For days, what I wished I had said swirled in my head. I wished I had shared my feedback that those comments were unprofessional, disrespectful not only to us but his own colleagues, but I did not.
Instead, I began to reflect on the truth about meekness and strength.
In the English dictionary, meekness is being described as “submissive, easily imposed on.” This is far from strength, and a state I would hardly feel proud to be described as.
Yet, a significant leader in the Bible, Moses, was described as the “meekest man in all the earth (Numbers 12:3). He was not weak. Instead, he was one who had lived a life of complete submission to God Himself, someone who could put himself aside to follow God’s direction instead of his own to lead.
If THAT is true meekness, then I want to be meek, too.

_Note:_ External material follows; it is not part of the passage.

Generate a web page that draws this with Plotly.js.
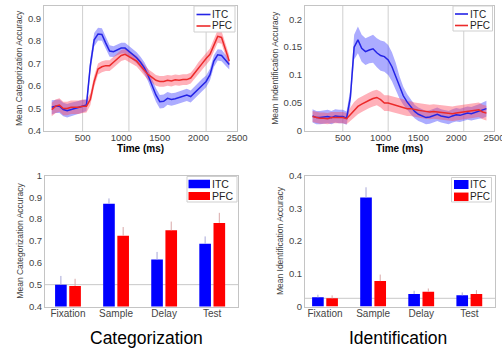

I began to see how true strength is not in how assertive or brash one can be, but having the wisdom to wield its power when needed, and to show restraint when not.
In that occasion, I believe I had asserted the strength that was necessary, that was called for, at the right time for the right reason. It was also right, to show restraint.
Less than a month had passed when I was alerted by a friend that a well-known professor being interviewed on a public platform had quoted “Cliff and Wai Jia” in an anecdote he shared in an interview, and sent the link of the video clip to us.
I thought I would be flattered, since it was someone I had known and admired for years.
Instead, I felt the same scathing feeling I did before, as a hot flush rose up my cheeks.
In an interview about vaccines and its side effects, he had shared the anecdote of Cliff and I going to Uganda against medical advice, as Cliff was unable to take the mandatory yellow fever vaccine due to his immunocompromised state.
I watched that part of the video clip over and over, frozen in shock. From the way we were described, it was as if we were brazen risktakers, overzealous religious people who did not know how to measure risk.
The truth was- that the circumstances of the situation were not taken lightly. We had grappled with the risks. I had suffered panic attacks in the night wrestling with God about the decision. I had gone to an Infectious Disease specialist hoping to get a firm “no” as an answer, only to have her unexpectedly give Cliff a waiver letter, with the assurance that she herself was a world-renown expert on the World Health Organization yellow fever vaccine guidelines. We had prayed about it, asked God to show us, and He made His way known, even when our human understanding failed to comprehend. The decision was made under unusual circumstances, with much difficulty, and without fully explaining the context of how and why it happened, I felt it did not convey the actuality of the situation.
I wrote to the professor to explain my discomfort around his sharing, as it could easily be taken out of context, misconstrued. I shared that I did not appreciate it, given my current role as a public health professional who works hard to ensure vaccination messages are well received.
With great grace, he apologized, much to my relief and deep gratitude.
It was then that 2 Corinthians 12:10 came to life for me:
“For the sake of Christ, then, I am content with weaknesses, insults, hardships, persecutions, and calamities. For when I am weak, then I am strong.”
It suddenly became real to me, that to do what is right, to make a stand for what we believe in, to follow God’s call, is to attract reproach. And this reproach, is exactly what the Apostle Paul was telling us to exult in.
I read the trolls I had received online for writing my commentary. I shuddered at the public health professionals who might have listened into the professor’s anecdote about us and who had shaken their heads at our folly.
But I conclude that if this is what it means to act from our personal convictions, that this is the cost we must be willing to bear.
When Jesus did right, he was mocked. When He spoke truth, He was vilified.
This is the cross, and this is how it looks like.
If there is one thing I hope my children will learn, it is that it takes great inner vigor to do what is right, to stand for one’s convictions boldly, and yet, be able turn the other cheek when needed.
That is true meekness, and true strength.